Uniformly charged disk and the E field some distance Z from the center

[anban]

Homework Statement

Hi,

I have a problem that describes a uniformly charged disk and the electric field a distance z from the center.

I have found an equation that describes the E field at any point z already. Now I have to find out how the E field decreases as z increases-- as 1/r^2, I assume, but I am not sure.

Homework Equations

E = 2\pikσz(1-\frac{z}{\sqrt{z^{2}+R^{2}}}) where R is the radius of the disk and z is the distance away from the disk.

The Attempt at a Solution

I know I have to do a binomial expansion of (R/z). I think I am having mathematical issues rather than physical issues.

Before the expansion, I need to get some term (R/z). Does taking out a z^{2) from the denominator leave a z^{4} out front? Or a z^{3} out front? If I can figure this out then I know the rest.

 

[TSny]

$\sqrt{z^2+R^2} = \sqrt{z^2(1+(R/z)^2)}$ and $\sqrt{(a b)} = \sqrt{a}\sqrt{b}$

 

[TSny]

E = 2\pikσz(1-\frac{z}{\sqrt{z^{2}+R^{2}}})

I believe you must have a typo in this expression. The dimensions on the right do not match the dimensions of electric field.

 

[anban]

Good catch: The expression should be E = 2\pikσ(1-\frac{z}{\sqrt{z^{2}+R^{2}}}).

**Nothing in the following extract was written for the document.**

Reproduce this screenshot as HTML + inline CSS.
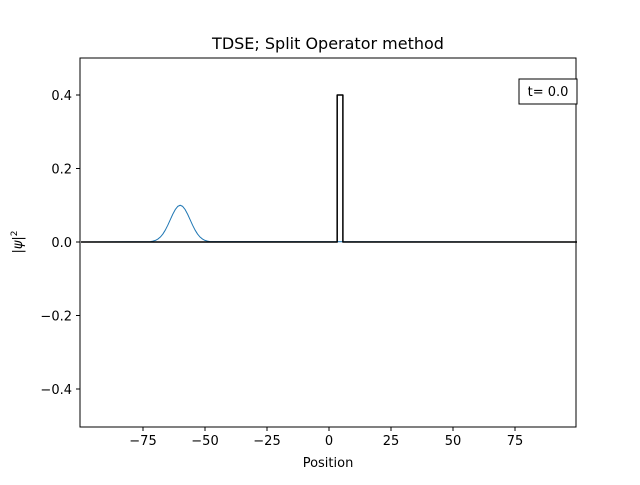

So, the denominator of the last term can be rewritten as z\sqrt{1-(R^{2}/z^{2})}. After a binomial expansion, I got that the E field decreases as 1/z.

 

[TSny]

I got that the E field decreases as 1/z.

I don't think that's correct. Check your binomial expansion simplification. Your original idea that the disk should behave as a point charge for large distances is right.